Retype exactly the lines from the first one through the line with "fig = go.Figure()", including both ends; skip any pictures.
Begin DATA BLOCK
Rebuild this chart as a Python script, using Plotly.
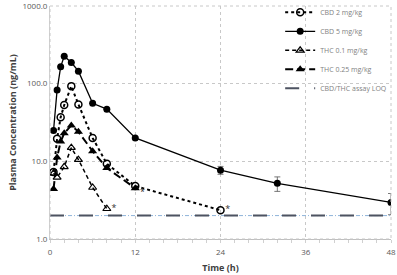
import plotly.graph_objects as go

# Data (time in h, concentration in ng/mL)
t_cbd2 = [0.5, 1, 1.5, 2, 3, 4, 6, 8, 12, 24]
cbd2 = [7.3, 19.5, 37, 53, 93, 54, 20, 9.3, 4.8, 2.35]

t_cbd5 = [0.5, 1, 1.5, 2, 3, 4, 6, 8, 12, 24, 32, 48]
cbd5 = [25, 83, 165, 226, 187, 145, 56, 47, 20, 7.7, 5.2, 2.95]
cbd5_err = [0, 0, 0, 0, 0, 0, 0, 0, 0, 0.9, 1.1, 0.9]

t_thc01 = [0.5, 1, 2, 3, 4, 6, 8]
thc01 = [7.0, 6.2, 8.5, 15, 10.5, 4.6, 2.45]

t_thc025 = [0.5, 1, 1.5, 2, 3, 4, 6, 8, 12]
thc025 = [4.4, 11.2, 18, 23, 29, 24, 13.5, 8.2, 4.5]

t_loq = [0, 48]
loq = [2.0, 2.0]

star_t = [8, 12, 24]
star_y = [2.45, 4.5, 2.35]
star_pos = ["middle right", "bottom right", "middle right"]

x_ticks = [0, 12, 24, 36, 48]
y_ticks = [1, 10, 100, 1000]
y_labels = ["1.0", "10.0", "100.0", "1000.0"]

fig = go.Figure()

fig.add_trace(go.Scatter(x=t_cbd2, y=cbd2, name="CBD 2 mg/kg", mode="lines+markers",
                         line=dict(color="black", width=2, dash="dot"),
                         marker=dict(symbol="circle-open", size=7, color="black", line=dict(width=1.5))))
fig.add_trace(go.Scatter(x=t_cbd5, y=cbd5, name="CBD 5 mg/kg", mode="lines+markers",
                         line=dict(color="black", width=1.3),
                         marker=dict(symbol="circle", size=7, color="black"),
                         error_y=dict(type="data", array=cbd5_err, color="#555555", thickness=0.8, width=3)))
fig.add_trace(go.Scatter(x=t_thc01, y=thc01, name="THC 0.1 mg/kg", mode="lines+markers",
                         line=dict(color="black", width=1.5, dash="4px,3px"),
                         marker=dict(symbol="triangle-up-open", size=7, color="black", line=dict(width=1.2))))
fig.add_trace(go.Scatter(x=t_thc025, y=thc025, name="THC 0.25 mg/kg", mode="lines+markers",
                         line=dict(color="black", width=2, dash="8px,4px"),
                         marker=dict(symbol="triangle-up", size=8, color="black")))
fig.add_trace(go.Scatter(x=t_loq, y=loq, showlegend=False, mode="lines", hoverinfo="skip",
                         line=dict(color="#8fb3d9", width=1, dash="4px,2px,1px,2px")))
fig.add_trace(go.Scatter(x=t_loq, y=loq, name="CBD/THC assay LOQ", mode="lines",
                         line=dict(color="#4d5361", width=2, dash="14px,15px")))
fig.add_trace(go.Scatter(x=star_t, y=star_y, mode="text", text=["  *"] * 3, showlegend=False,
                         textposition=star_pos, hoverinfo="skip",
                         textfont=dict(size=9, color="#333333")))

axis_font = dict(family="Open Sans, DejaVu Sans, sans-serif", size=8, color="#595959")

fig.update_layout(
    width=397, height=275,
    margin=dict(l=50, r=6, t=6, b=36, autoexpand=False),
    paper_bgcolor="white", plot_bgcolor="white",
    font=axis_font,
    legend=dict(x=0.675, y=1.035, xanchor="left", yanchor="top",
                bgcolor="rgba(255,255,255,0)", font=dict(size=7, color="#7f7f7f"),
                itemwidth=30, tracegroupgap=0),
    xaxis=dict(range=[0, 48], tickvals=x_ticks, showgrid=True, gridcolor="#c8c8c8", griddash="dot",
               gridwidth=1, zeroline=False, showline=True, linecolor="#bfbfbf", mirror=False,
               ticks="", tickfont=axis_font, automargin=False, ticklabelstandoff=5,
               ticklabeloverflow="allow",
               minor=dict(dtick=2, ticks="outside", ticklen=3, tickcolor="#d0d0d0", showgrid=False),
               title=dict(text="<b>Time (h)</b>", font=dict(size=9, color="#404040"), standoff=9)),
    yaxis=dict(type="log", range=[-0.0005, 3.0005], tickvals=y_ticks, ticktext=y_labels,
               showgrid=True, gridcolor="#c8c8c8", griddash="dot", zeroline=False, automargin=False,
               showline=True, linecolor="#d0d0d0", ticks="", tickfont=axis_font,
               ticklabeloverflow="allow",
               title=dict(text="<b>Plasma Concentration (ng/mL)</b>", font=dict(size=9, color="#404040"),
                          standoff=4)),
)
fig.add_shape(type="rect", xref="paper", yref="paper", x0=0, y0=0, x1=1, y1=1,
              line=dict(color="#c8c8c8", width=1, dash="dot"))

fig.write_html("out.html", config={"displayModeBar": False},
               post_script="document.body.style.margin='0';document.body.style.overflow='hidden';")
End DATA BLOCK
• [RESULT OF THIS TASK]
Rebuild this chart as a Python script, using Plotly.
import plotly.graph_objects as go

# Data (time in h, concentration in ng/mL)
t_cbd2 = [0.5, 1, 1.5, 2, 3, 4, 6, 8, 12, 24]
cbd2 = [7.3, 19.5, 37, 53, 93, 54, 20, 9.3, 4.8, 2.35]

t_cbd5 = [0.5, 1, 1.5, 2, 3, 4, 6, 8, 12, 24, 32, 48]
cbd5 = [25, 83, 165, 226, 187, 145, 56, 47, 20, 7.7, 5.2, 2.95]
cbd5_err = [0, 0, 0, 0, 0, 0, 0, 0, 0, 0.9, 1.1, 0.9]

t_thc01 = [0.5, 1, 2, 3, 4, 6, 8]
thc01 = [7.0, 6.2, 8.5, 15, 10.5, 4.6, 2.45]

t_thc025 = [0.5, 1, 1.5, 2, 3, 4, 6, 8, 12]
thc025 = [4.4, 11.2, 18, 23, 29, 24, 13.5, 8.2, 4.5]

t_loq = [0, 48]
loq = [2.0, 2.0]

star_t = [8, 12, 24]
star_y = [2.45, 4.5, 2.35]
star_pos = ["middle right", "bottom right", "middle right"]

x_ticks = [0, 12, 24, 36, 48]
y_ticks = [1, 10, 100, 1000]
y_labels = ["1.0", "10.0", "100.0", "1000.0"]

fig = go.Figure()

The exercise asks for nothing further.